The night before I was born, my mom attended a Duke basketball game. One could literally say that I was born a Duke basketball fan. She also attended another game just a few days later, so one can infer how strong her loyalties were to the team at that point.
As I got older, I became fairly obsessed with basketball this time of year, as most kids who grow up in this area do. I believed that an afternoon watching Duke lose to Carolina should also be accompanied by a Coke (with ice) and popcorn. Duke actually became really good at playing basketball. In 1986, of course, they went to the final game and lost to Louisville. I was completely traumatized.
As I got older, when I was about 12, I reveled in the joys of arguing about basketball on local bbses. In those days, such arguments usually ended up with people's criticizing each other's grammar and I was always happy to jump in. Godwin's Law wasn't coined until 1990.
Duke kept getting better and better. I think that this was actually when I first started losing interest, just the teeniest bit. It's a little more fun to watch when a win is impressive, rather than expected. The local rivalries eventually weren't quite as strong, for a while, particularly with NC State.
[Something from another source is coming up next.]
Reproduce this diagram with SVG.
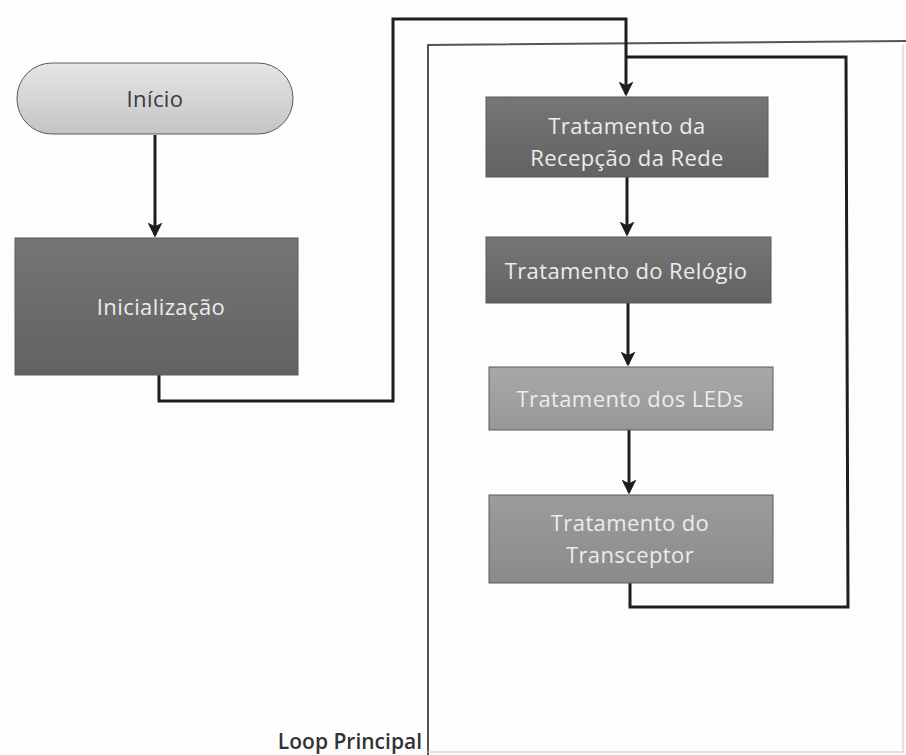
<svg xmlns="http://www.w3.org/2000/svg" width="906" height="755" viewBox="0 0 906 755">
<style>
.lbl{font-family:"Open Sans","Liberation Sans",sans-serif;font-size:22px;letter-spacing:0.4px;text-anchor:middle;fill:#ececec}
.dark{fill:#3a3a3a}
.con{fill:none;stroke:#1e1e1e;stroke-width:3}
.frame{fill:none;stroke:#555;stroke-width:2}
.box{stroke:#5a5a5a;stroke-width:1}
</style>
<defs>
<marker id="ah" viewBox="0 0 12 12" refX="10" refY="6" markerWidth="5" markerHeight="5" orient="auto" markerUnits="strokeWidth">
<path d="M0,0 L12,6 L0,12 L3,6 Z" fill="#1e1e1e"/>
</marker>
<linearGradient id="gStart" x1="0" y1="0" x2="0" y2="1">
<stop offset="0" stop-color="#e6e6e6"/><stop offset="1" stop-color="#c4c4c4"/>
</linearGradient>
<linearGradient id="gDark" x1="0" y1="0" x2="0" y2="1">
<stop offset="0" stop-color="#767676"/><stop offset="1" stop-color="#626262"/>
</linearGradient>
<linearGradient id="gMid" x1="0" y1="0" x2="0" y2="1">
<stop offset="0" stop-color="#9c9c9c"/><stop offset="1" stop-color="#8a8a8a"/>
</linearGradient>
<linearGradient id="gLight" x1="0" y1="0" x2="0" y2="1">
<stop offset="0" stop-color="#a8a8a8"/><stop offset="1" stop-color="#989898"/>
</linearGradient>
</defs>
<rect width="906" height="755" fill="#fdfdfd"/>
<g id="loop-frame">
<path class="frame" d="M428,755 L428,45 L906,41"/>
<path d="M903,45 L903,752 L428,752" fill="none" stroke="#d8d8d8" stroke-width="1.5"/>
<text x="422" y="749" text-anchor="end" style="font-family:'Open Sans','Liberation Sans',sans-serif;font-size:21px;font-weight:600;fill:#333">Loop Principal</text>
</g>
<g id="connectors">
<path class="con" d="M155,135 L155,235" marker-end="url(#ah)"/>
<path class="con" d="M159,375 L159,401 L393,401 L393,19 L626,19 L626,94" marker-end="url(#ah)"/>
<path class="con" d="M627,177 L627,234" marker-end="url(#ah)"/>
<path class="con" d="M628,303 L628,364" marker-end="url(#ah)"/>
<path class="con" d="M629,430 L629,492" marker-end="url(#ah)"/>
<path class="con" d="M630,583 L630,607 L848,607 L846,57 L626,57"/>
</g>
<g id="inicio">
<rect class="box" x="17" y="63" width="276" height="71" rx="35" fill="url(#gStart)"/>
<text class="lbl dark" x="155" y="107">Início</text>
</g>
<g id="inicializacao">
<rect class="box" x="15" y="238" width="283" height="137" fill="url(#gDark)"/>
<text class="lbl" x="161" y="315">Inicialização</text>
</g>
<g id="recepcao">
<rect class="box" x="486" y="97" width="282" height="80" fill="url(#gDark)"/>
<text class="lbl" x="627" y="134">Tratamento da</text>
<text class="lbl" x="627" y="166">Recepção da Rede</text>
</g>
<g id="relogio">
<rect class="box" x="486" y="237" width="285" height="66" fill="url(#gDark)"/>
<text class="lbl" x="626" y="279">Tratamento do Relógio</text>
</g>
<g id="leds">
<rect class="box" x="489" y="367" width="284" height="63" fill="url(#gLight)"/>
<text class="lbl" x="630" y="407">Tratamento dos LEDs</text>
</g>
<g id="transceptor">
<rect class="box" x="489" y="495" width="284" height="88" fill="url(#gMid)"/>
<text class="lbl" x="630" y="531">Tratamento do</text>
<text class="lbl" x="630" y="563">Transceptor</text>
</g>
</svg>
The more college basketball, and college sports in general, seem like an entertainment industry rather than intercollegiate athletic competition, the more distasteful it seems to me. In the last few years, I've gradually lost interest in television all together. While part of it is because I think of watching television and sports as a social activity, the other part is that I'm not always convinced that spectator sports are beneficial in any way. Couldn't I be learning something instead? Filling out a petition? Speaking out against something wrong in the world? Writing about food? Wait a minute. Then I remember the importance of vegetating after a long day at work.
The point of this unusually long-winded post is that, thanks to Twitter, I have renewed my basketball interest, at least partially. As I started following other people on Twitter, for some reason I ended up following primarily UNC fans. That was fun at first because it was neat getting reports of what was going on in various games and it was wild to see UNC fans complaining about all the same things that Duke fans complain about: the perception that the refs are officiating poorly and Billy Packer. As long as I've been following Wayne Sutton, from WNCN - NBC17, he's been advocating the use of Twitter #hashtags, which I wrote about here. For the last Duke vs. UNC game, he told Duke fans to include the #dukeunc tag and UNC fans to include #uncduke in their tweets. Those terms can then be tracked, either together or individually, so it's almost like being in a bar with a lot of like-minded fans, except you get to avoid being around rowdy drunk people!
That's enough of a recommendation to get those who have never been sports fans into it, right?